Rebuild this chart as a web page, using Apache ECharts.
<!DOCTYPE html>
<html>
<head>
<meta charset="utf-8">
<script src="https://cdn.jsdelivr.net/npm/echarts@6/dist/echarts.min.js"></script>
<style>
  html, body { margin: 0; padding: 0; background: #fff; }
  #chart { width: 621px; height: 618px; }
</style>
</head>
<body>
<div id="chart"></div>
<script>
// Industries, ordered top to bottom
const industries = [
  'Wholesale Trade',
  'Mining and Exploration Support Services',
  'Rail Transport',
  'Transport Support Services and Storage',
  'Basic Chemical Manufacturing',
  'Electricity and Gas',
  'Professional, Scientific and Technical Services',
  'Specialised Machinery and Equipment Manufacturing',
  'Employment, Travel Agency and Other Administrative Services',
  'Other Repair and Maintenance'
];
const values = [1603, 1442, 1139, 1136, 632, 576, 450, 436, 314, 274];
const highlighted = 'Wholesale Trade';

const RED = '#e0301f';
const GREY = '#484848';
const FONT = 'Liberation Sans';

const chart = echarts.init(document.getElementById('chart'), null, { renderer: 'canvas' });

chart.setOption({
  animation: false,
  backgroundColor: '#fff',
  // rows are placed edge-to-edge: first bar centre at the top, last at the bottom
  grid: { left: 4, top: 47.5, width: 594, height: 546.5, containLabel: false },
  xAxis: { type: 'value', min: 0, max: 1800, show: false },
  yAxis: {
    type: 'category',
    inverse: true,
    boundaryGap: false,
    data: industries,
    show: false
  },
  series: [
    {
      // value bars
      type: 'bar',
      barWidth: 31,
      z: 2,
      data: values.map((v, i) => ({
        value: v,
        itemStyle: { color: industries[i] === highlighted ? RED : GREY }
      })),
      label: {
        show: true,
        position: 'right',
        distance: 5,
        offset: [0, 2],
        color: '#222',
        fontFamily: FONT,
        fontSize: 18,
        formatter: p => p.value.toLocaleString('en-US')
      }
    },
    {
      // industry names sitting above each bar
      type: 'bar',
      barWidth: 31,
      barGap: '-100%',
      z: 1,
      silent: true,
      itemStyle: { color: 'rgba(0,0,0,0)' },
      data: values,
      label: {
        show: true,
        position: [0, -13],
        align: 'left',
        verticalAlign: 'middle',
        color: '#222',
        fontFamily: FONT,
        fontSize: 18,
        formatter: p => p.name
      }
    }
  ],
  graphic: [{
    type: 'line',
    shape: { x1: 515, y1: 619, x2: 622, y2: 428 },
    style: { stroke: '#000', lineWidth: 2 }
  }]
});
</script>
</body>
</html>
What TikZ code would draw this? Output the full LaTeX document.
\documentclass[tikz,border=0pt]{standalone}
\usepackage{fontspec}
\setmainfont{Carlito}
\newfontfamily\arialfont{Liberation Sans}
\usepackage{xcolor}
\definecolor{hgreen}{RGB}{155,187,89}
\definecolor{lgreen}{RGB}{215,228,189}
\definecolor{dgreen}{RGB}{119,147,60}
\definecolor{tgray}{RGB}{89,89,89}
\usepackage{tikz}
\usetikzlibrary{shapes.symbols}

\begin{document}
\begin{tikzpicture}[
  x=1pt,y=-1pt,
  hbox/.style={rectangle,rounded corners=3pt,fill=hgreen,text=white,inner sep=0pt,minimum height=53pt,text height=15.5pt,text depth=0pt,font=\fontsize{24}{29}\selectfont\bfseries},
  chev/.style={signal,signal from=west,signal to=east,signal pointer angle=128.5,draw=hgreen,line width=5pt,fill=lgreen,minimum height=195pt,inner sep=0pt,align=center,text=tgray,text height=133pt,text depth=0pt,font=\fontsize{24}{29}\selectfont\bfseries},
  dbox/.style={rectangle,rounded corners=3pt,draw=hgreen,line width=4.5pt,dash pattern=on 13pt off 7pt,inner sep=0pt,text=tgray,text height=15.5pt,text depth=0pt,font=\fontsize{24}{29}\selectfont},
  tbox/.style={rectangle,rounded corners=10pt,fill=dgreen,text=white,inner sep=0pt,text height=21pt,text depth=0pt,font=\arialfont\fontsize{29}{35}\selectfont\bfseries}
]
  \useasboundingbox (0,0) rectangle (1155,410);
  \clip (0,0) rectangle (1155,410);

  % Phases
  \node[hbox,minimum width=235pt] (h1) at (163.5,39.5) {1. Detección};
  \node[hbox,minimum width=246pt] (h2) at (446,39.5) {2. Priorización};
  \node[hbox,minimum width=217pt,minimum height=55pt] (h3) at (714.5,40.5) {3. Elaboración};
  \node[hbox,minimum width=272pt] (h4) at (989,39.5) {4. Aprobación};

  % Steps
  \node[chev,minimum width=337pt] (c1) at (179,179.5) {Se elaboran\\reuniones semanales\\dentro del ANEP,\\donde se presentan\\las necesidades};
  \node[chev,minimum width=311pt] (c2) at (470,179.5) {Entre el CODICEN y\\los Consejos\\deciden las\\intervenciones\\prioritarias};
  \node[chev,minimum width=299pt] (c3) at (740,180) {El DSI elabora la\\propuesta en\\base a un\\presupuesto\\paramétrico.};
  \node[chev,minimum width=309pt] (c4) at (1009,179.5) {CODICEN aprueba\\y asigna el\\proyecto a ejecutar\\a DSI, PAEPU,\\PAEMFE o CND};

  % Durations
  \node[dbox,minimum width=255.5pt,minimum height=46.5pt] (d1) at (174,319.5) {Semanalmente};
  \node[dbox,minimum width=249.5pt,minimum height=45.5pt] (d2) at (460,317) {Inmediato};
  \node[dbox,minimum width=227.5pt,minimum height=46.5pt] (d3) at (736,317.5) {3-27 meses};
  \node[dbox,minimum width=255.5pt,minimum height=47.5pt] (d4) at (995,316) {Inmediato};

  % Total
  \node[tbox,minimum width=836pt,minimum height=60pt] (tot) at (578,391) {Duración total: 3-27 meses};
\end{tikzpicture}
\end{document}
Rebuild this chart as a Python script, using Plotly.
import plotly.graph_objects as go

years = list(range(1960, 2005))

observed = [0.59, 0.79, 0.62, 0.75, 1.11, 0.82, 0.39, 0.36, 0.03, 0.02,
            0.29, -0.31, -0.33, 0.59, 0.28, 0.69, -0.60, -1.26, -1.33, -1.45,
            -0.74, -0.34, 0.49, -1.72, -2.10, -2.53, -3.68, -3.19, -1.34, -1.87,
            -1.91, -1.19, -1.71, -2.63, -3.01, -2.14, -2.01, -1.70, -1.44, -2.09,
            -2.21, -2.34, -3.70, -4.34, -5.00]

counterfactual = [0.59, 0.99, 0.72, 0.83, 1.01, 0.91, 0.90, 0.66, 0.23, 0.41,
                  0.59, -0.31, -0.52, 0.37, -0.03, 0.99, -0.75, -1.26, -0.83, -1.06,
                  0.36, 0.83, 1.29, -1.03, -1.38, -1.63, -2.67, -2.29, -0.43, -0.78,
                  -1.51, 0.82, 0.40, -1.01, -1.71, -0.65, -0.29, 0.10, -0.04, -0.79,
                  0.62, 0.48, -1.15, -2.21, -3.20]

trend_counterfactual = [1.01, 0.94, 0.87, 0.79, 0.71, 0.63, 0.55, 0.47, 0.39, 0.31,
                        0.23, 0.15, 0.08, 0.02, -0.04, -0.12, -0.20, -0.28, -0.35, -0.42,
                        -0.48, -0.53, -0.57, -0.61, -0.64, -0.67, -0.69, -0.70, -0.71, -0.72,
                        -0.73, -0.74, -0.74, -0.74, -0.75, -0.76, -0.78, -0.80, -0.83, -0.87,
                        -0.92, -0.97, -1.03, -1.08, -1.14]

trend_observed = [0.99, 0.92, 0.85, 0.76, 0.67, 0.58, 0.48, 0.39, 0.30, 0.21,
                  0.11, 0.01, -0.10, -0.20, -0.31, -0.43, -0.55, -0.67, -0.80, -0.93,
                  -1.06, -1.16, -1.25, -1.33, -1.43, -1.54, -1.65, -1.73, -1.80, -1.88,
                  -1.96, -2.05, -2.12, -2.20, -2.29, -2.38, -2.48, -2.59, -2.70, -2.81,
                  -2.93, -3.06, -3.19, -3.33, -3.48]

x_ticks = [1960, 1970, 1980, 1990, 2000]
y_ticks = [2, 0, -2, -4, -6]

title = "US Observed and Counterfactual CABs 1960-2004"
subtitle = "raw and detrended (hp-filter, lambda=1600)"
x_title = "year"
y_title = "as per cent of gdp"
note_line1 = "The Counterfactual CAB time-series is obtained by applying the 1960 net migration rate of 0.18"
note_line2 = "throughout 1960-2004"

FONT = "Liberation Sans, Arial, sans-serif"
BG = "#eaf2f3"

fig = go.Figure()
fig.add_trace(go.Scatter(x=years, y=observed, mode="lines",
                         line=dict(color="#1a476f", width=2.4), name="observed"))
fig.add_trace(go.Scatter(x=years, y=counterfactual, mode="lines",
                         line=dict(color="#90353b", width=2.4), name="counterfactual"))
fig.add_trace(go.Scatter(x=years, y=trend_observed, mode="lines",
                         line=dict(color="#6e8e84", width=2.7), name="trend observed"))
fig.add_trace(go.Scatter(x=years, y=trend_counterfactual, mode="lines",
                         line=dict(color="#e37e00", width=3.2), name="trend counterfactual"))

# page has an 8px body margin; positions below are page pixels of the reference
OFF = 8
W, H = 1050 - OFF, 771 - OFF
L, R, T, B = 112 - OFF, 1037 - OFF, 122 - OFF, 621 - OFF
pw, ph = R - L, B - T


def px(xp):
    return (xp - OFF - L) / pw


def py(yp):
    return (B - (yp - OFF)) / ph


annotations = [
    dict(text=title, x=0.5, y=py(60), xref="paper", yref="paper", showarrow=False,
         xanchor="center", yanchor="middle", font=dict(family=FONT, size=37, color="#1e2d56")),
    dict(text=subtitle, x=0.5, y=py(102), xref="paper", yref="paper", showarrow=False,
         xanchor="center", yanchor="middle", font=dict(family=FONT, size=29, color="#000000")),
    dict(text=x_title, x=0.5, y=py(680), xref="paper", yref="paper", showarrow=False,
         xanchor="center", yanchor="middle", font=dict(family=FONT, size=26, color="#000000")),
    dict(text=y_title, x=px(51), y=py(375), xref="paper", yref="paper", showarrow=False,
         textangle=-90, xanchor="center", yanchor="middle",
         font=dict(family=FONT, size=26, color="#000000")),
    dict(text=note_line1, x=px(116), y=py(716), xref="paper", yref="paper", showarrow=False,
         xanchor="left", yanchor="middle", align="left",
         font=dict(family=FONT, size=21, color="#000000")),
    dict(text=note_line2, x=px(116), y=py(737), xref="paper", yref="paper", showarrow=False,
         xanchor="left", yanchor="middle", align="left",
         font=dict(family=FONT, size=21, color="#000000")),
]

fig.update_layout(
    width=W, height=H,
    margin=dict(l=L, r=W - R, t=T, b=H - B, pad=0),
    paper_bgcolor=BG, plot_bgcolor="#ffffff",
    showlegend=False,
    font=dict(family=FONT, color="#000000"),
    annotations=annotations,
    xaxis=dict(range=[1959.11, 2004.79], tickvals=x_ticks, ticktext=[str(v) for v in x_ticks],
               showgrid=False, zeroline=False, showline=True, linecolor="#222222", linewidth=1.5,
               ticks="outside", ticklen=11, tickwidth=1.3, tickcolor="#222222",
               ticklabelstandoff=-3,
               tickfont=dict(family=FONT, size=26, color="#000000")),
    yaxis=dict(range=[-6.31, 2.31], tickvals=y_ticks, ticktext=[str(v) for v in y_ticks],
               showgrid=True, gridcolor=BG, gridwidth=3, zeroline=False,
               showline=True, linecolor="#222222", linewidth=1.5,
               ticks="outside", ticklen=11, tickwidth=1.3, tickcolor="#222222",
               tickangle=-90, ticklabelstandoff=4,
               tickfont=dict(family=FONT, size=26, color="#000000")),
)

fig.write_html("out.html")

========================================================================

● **What you have to do**
Copy out precisely the lines that begin at the line containing "Rebuild this chart as a Python" and end at the line containing "years = list(range(1960, 2005))", including both; write nothing else.

● **Exercise output**
Rebuild this chart as a Python script, using Plotly.
import plotly.graph_objects as go

years = list(range(1960, 2005))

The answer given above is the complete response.